The Franka Panda Inverse Kinematics Solver Package is a ROS package developed in the HIRO Lab at CU Boulder. It is developed for Cartesian Pose control.
Running this code publishes to a topic with a geometry_msgs/Pose
message.
Trac_IK, an IK solver with a solve rate of 99.88% for the Franka Emika Panda, is used to compute the 7 resulting joint angles for the arm. From there, the user can specify the trajectory method in which the robot moves from one position to another.
Additionally, there is an accompanying Jupyter Notebook (here) for Catmull-Rom Splines, which is the best (smoothest) trajectory method for the Panda in this repo.
Note: This package has been soley tested for the real robot, and doesn't work for the Franka Panda simulation. However, a posible future extension of this work would be for simulation!
trac_ik
: The inverse kinematics package compatible with Franka Panda (and a variety of other robot arms)

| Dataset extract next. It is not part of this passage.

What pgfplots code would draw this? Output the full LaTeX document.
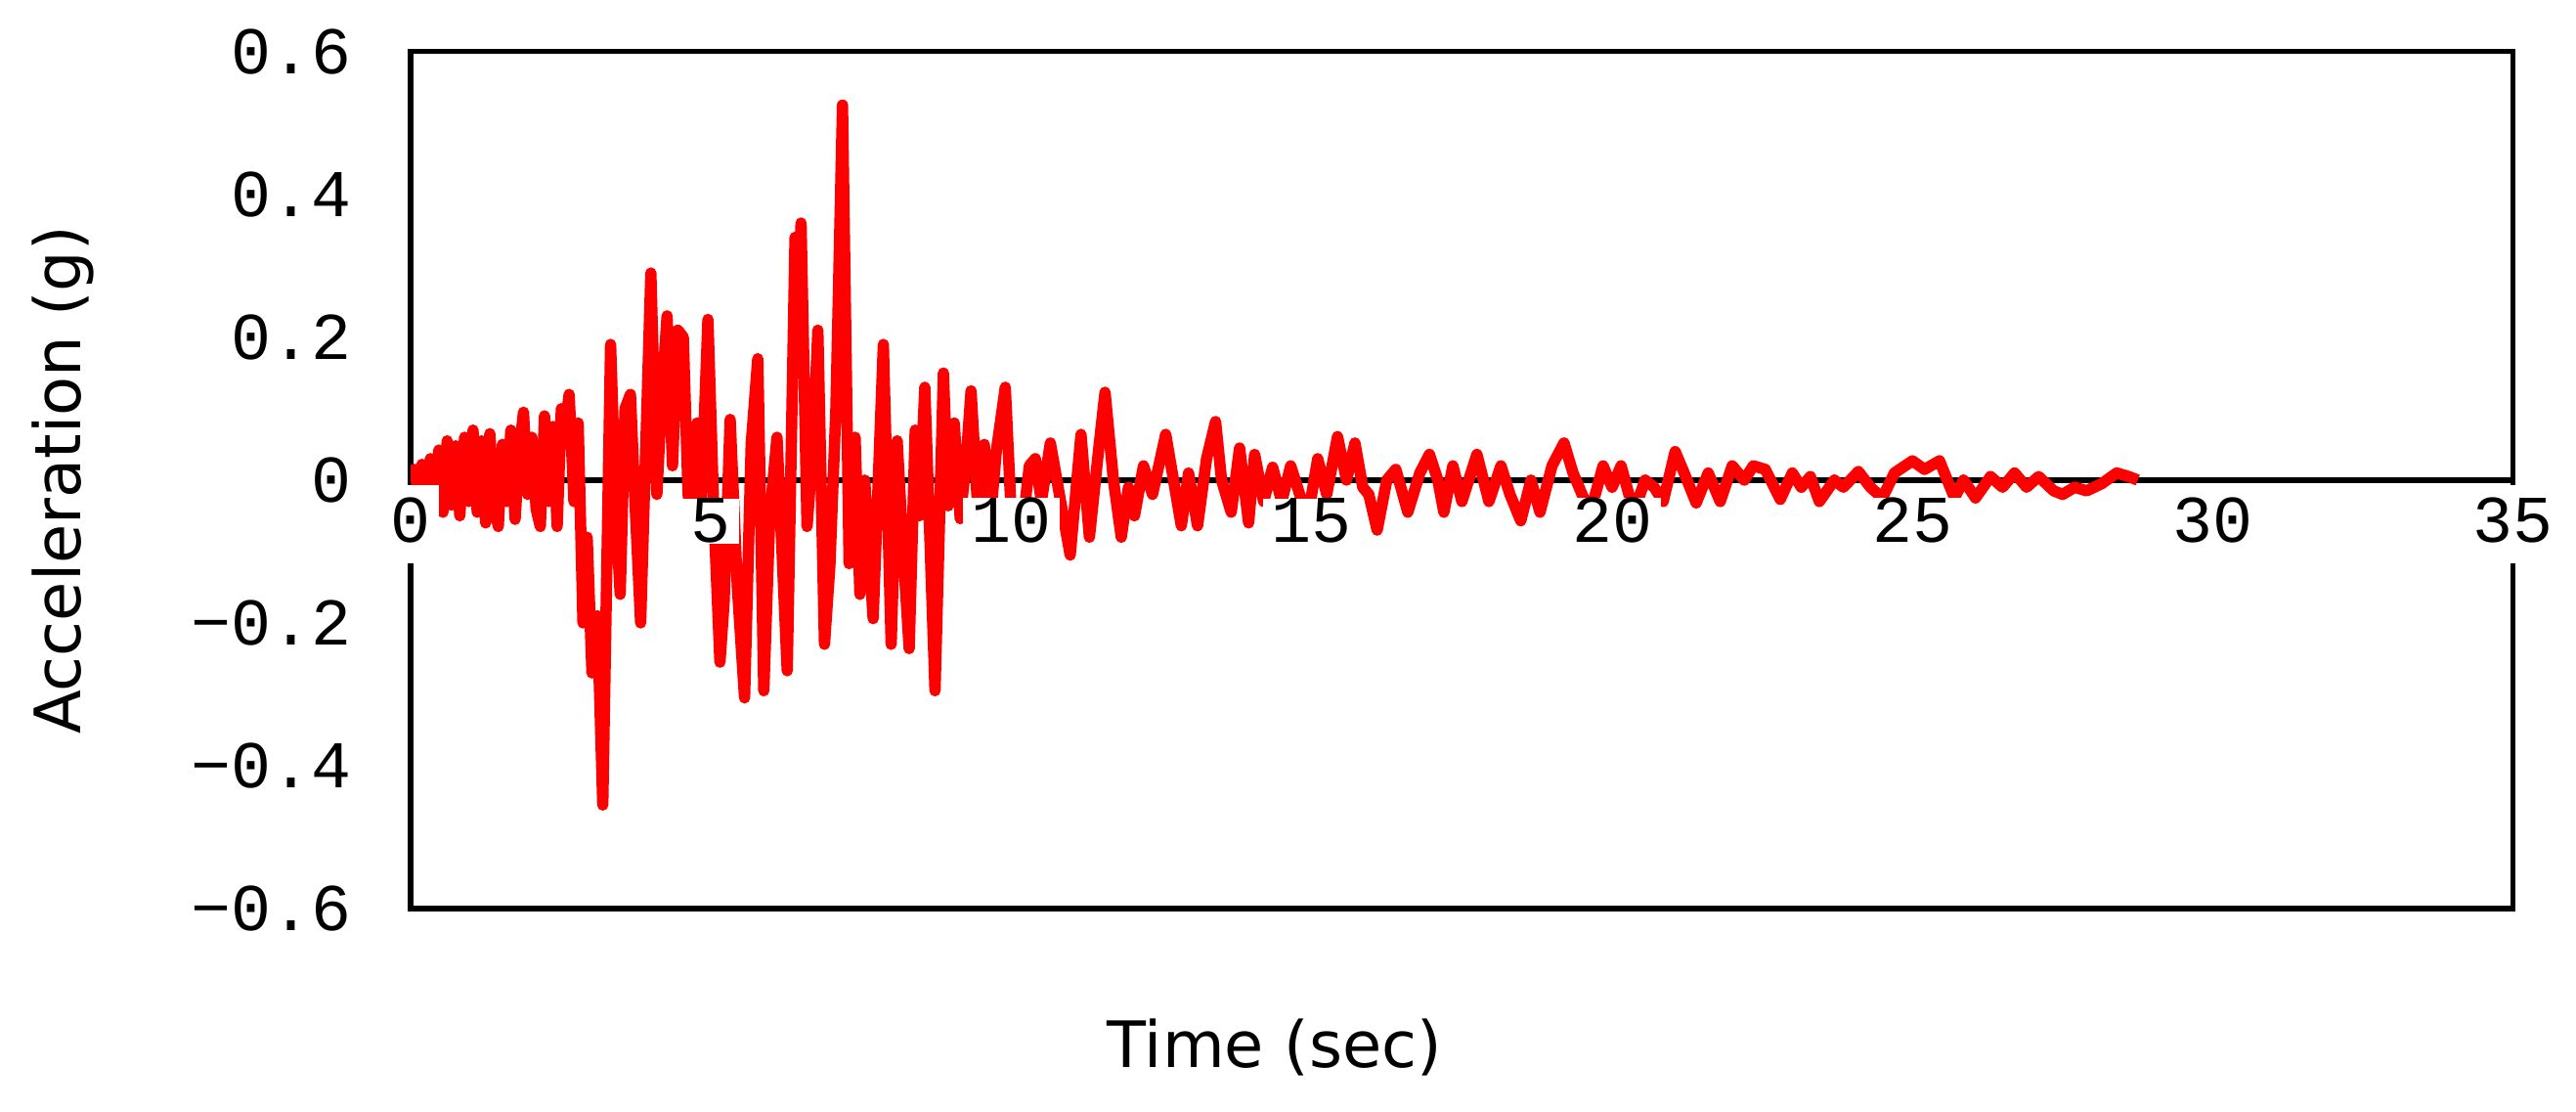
\documentclass[border=0pt]{standalone}
\usepackage{fontspec}
\setmainfont{DejaVu Sans}
\newfontfamily\tickfont{Liberation Mono}
\usepackage{pgfplots}
\pgfplotsset{compat=1.18}
\newcommand{\tickfs}{\tickfont\fontsize{11.8}{13}\selectfont}
\newcommand{\labfs}{\fontsize{11.3}{13}\selectfont}
% taller white box for the labels that sit on the frame
\newcommand{\gap}{\rule[-1.27mm]{0pt}{4.85mm}}

\pgfplotstableread{
t a
0.00 0.000
0.06 0.015
0.12 -0.012
0.19 0.022
0.26 -0.020
0.33 0.030
0.40 -0.028
0.47 0.042
0.54 -0.045
0.61 0.055
0.68 -0.035
0.75 0.048
0.82 -0.050
0.90 0.060
0.97 -0.030
1.04 0.070
1.11 -0.045
1.18 0.055
1.25 -0.060
1.32 0.065
1.39 -0.035
1.46 -0.065
1.53 0.050
1.60 -0.030
1.67 0.070
1.74 -0.055
1.81 0.040
1.88 0.095
1.95 -0.020
2.02 0.060
2.09 -0.040
2.16 -0.065
2.23 0.090
2.30 -0.030
2.37 0.075
2.44 -0.065
2.51 0.100
2.58 0.080
2.64 0.120
2.72 -0.030
2.79 0.080
2.87 -0.200
2.94 -0.080
3.02 -0.270
3.11 -0.190
3.20 -0.455
3.33 0.190
3.42 -0.050
3.49 -0.160
3.57 0.100
3.66 0.120
3.73 -0.020
3.83 -0.200
4.00 0.290
4.10 -0.020
4.17 0.100
4.27 0.230
4.36 0.020
4.45 0.210
4.54 0.200
4.62 -0.020
4.69 -0.055
4.77 0.080
4.84 -0.030
4.95 0.225
5.05 -0.050
5.15 -0.255
5.22 -0.170
5.32 0.085
5.44 -0.150
5.56 -0.305
5.67 0.050
5.78 0.170
5.88 -0.295
5.98 -0.050
6.10 0.060
6.27 -0.267
6.40 0.340
6.45 0.250
6.50 0.360
6.60 -0.065
6.70 0.050
6.78 0.210
6.89 -0.230
6.98 -0.120
7.08 0.100
7.19 0.525
7.30 -0.117
7.40 0.060
7.48 -0.160
7.56 0.000
7.70 -0.194
7.87 0.190
8.00 -0.230
8.10 0.055
8.20 -0.100
8.30 -0.236
8.40 0.070
8.47 -0.050
8.56 0.130
8.73 -0.295
8.87 0.150
8.95 -0.036
9.05 0.080
9.15 -0.054
9.25 0.030
9.33 0.125
9.45 -0.054
9.55 0.050
9.65 -0.055
9.75 0.040
9.90 0.130
10.00 -0.050
10.20 -0.055
10.30 0.020
10.40 0.030
10.50 -0.030
10.65 0.052
10.80 -0.020
10.98 -0.105
11.16 0.064
11.30 -0.080
11.45 0.040
11.56 0.123
11.70 0.000
11.83 -0.080
11.95 -0.010
12.05 -0.050
12.20 0.020
12.35 -0.020
12.57 0.064
12.70 0.000
12.83 -0.064
12.95 0.010
13.10 -0.064
13.25 0.030
13.40 0.082
13.50 0.000
13.66 -0.045
13.80 0.045
13.95 -0.060
14.05 0.036
14.20 -0.030
14.35 0.018
14.50 -0.030
14.65 0.020
14.80 -0.020
14.93 -0.055
15.10 0.030
15.25 -0.020
15.43 0.061
15.58 0.000
15.72 0.052
15.85 -0.010
15.95 -0.020
16.09 -0.070
16.25 0.000
16.40 0.015
16.60 -0.045
16.80 0.010
16.96 0.036
17.10 0.000
17.20 -0.045
17.35 0.020
17.50 -0.030
17.75 0.036
17.95 -0.030
18.15 0.020
18.30 -0.020
18.48 -0.057
18.65 0.000
18.80 -0.045
19.00 0.020
19.20 0.052
19.35 0.010
19.50 -0.020
19.64 -0.045
19.85 0.020
20.00 -0.010
20.15 0.020
20.36 -0.045
20.55 0.000
20.70 -0.010
20.85 -0.030
21.05 0.040
21.20 0.010
21.40 -0.032
21.60 0.010
21.80 -0.030
22.00 0.020
22.20 0.000
22.35 0.020
22.55 0.015
22.80 -0.027
23.00 0.010
23.15 -0.010
23.30 0.005
23.45 -0.030
23.70 0.000
23.85 -0.010
24.10 0.012
24.30 -0.010
24.50 -0.025
24.70 0.010
25.00 0.027
25.20 0.015
25.45 0.027
25.70 -0.025
25.85 0.000
26.05 -0.025
26.30 0.005
26.50 -0.010
26.70 0.010
26.90 -0.010
27.10 0.005
27.35 -0.015
27.50 -0.020
27.70 -0.010
27.90 -0.015
28.15 -0.005
28.40 0.010
28.60 0.005
28.75 0.000
}\accdata

\begin{document}
\begin{tikzpicture}
\useasboundingbox (-2.55cm,-1.257cm) rectangle (13.45cm,5.641cm);
\begin{axis}[
  at={(0,0)}, anchor=south west,
  scale only axis, width=13.06cm, height=5.32cm,
  xmin=0, xmax=35, ymin=-0.6, ymax=0.6,
  xtick=\empty,
  ytick={-0.6,-0.4,-0.2,0,0.2,0.4,0.6},
  yticklabels={−0.6,−0.4,−0.2,0,0.2,0.4,0.6},
  major tick length=0pt,
  axis line style={line width=0.9pt},
  yticklabel style={font=\tickfs, anchor=east, inner sep=0pt, xshift=-0.36cm},
  xlabel={Time (sec)}, ylabel={Acceleration (g)},
  label style={font=\labfs},
  xlabel style={at={(axis description cs:0.411,-0.185)}, anchor=base},
  ylabel style={at={(axis description cs:-0.157,0.5)}, anchor=base},
]
\draw[line width=1pt] (axis cs:0,0) -- (axis cs:35,0);
\addplot[red, line width=2pt, line join=round] table[x=t, y=a] {\accdata};
\end{axis}
\begin{axis}[
  at={(0,0)}, anchor=south west,
  scale only axis, width=13.06cm, height=5.32cm,
  xmin=0, xmax=35, ymin=-0.6, ymax=0.6,
  axis line style={draw=none}, ytick=\empty,
  xtick={0,5,10,15,20,25,30,35},
  xticklabels={\gap 0,5,10,15,20,25,30,\gap 35},
  major tick length=0pt,
  xticklabel style={font=\tickfs, anchor=base, fill=white, inner xsep=1.5pt, inner ysep=0pt, yshift=2.271cm},
]
\addplot[draw=none] coordinates {(0,0)};
\end{axis}
\end{tikzpicture}
\end{document}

# create a new catkin workspace...
mkdir -p catkin_ws/src
cd catkin_ws/src
git clone https://bitbucket.org/traclabs/trac_ik.git
git clone https://github.com/HIRO-group/HIRO_Panda_TRAC_IK
cd ..
catkin build
source devel/setup.bash
-
In order to run through the Inverse Kinematics, once the build command succeeds, to see IK in action:
source devel/setup.bash
roslaunch hiro_panda_ik hiro_panda_ik_controller.launch robot_ip:=<robot-url> trajectory_method:=<1,2,3 or 4>
-
Note: The trajectory method is the method which is used to move the arm after the inverse kinematics are calculated. The options are:
- 1: Constant velocity to each point (default option when
trajectory_method
is not provided) - 2: Increase velocity at a constant rate, then maintain max rate, then decrease at constant rate once near end of trajectory ('trapezoid' method)
- 3: Catmull-Rom splines where velocity is calculated as a function of position (smoothest and best method)
- 1: Constant velocity to each point (default option when
-
To publish to the topic:
rostopic pub -1 /hiro_panda/goto_pose geometry_msgs/Pose "{position:{ x: 0.4, y: 0.4, z: 0.5}, orientation:{ x: 0.0, y: 0.0, z: 0.0, w: 1.0}}"
- The above example will not changed the orientation of the arm; it will move it to the desired 3-d coordinates. Make sure that the orientation (quarternion) normalizes to 1.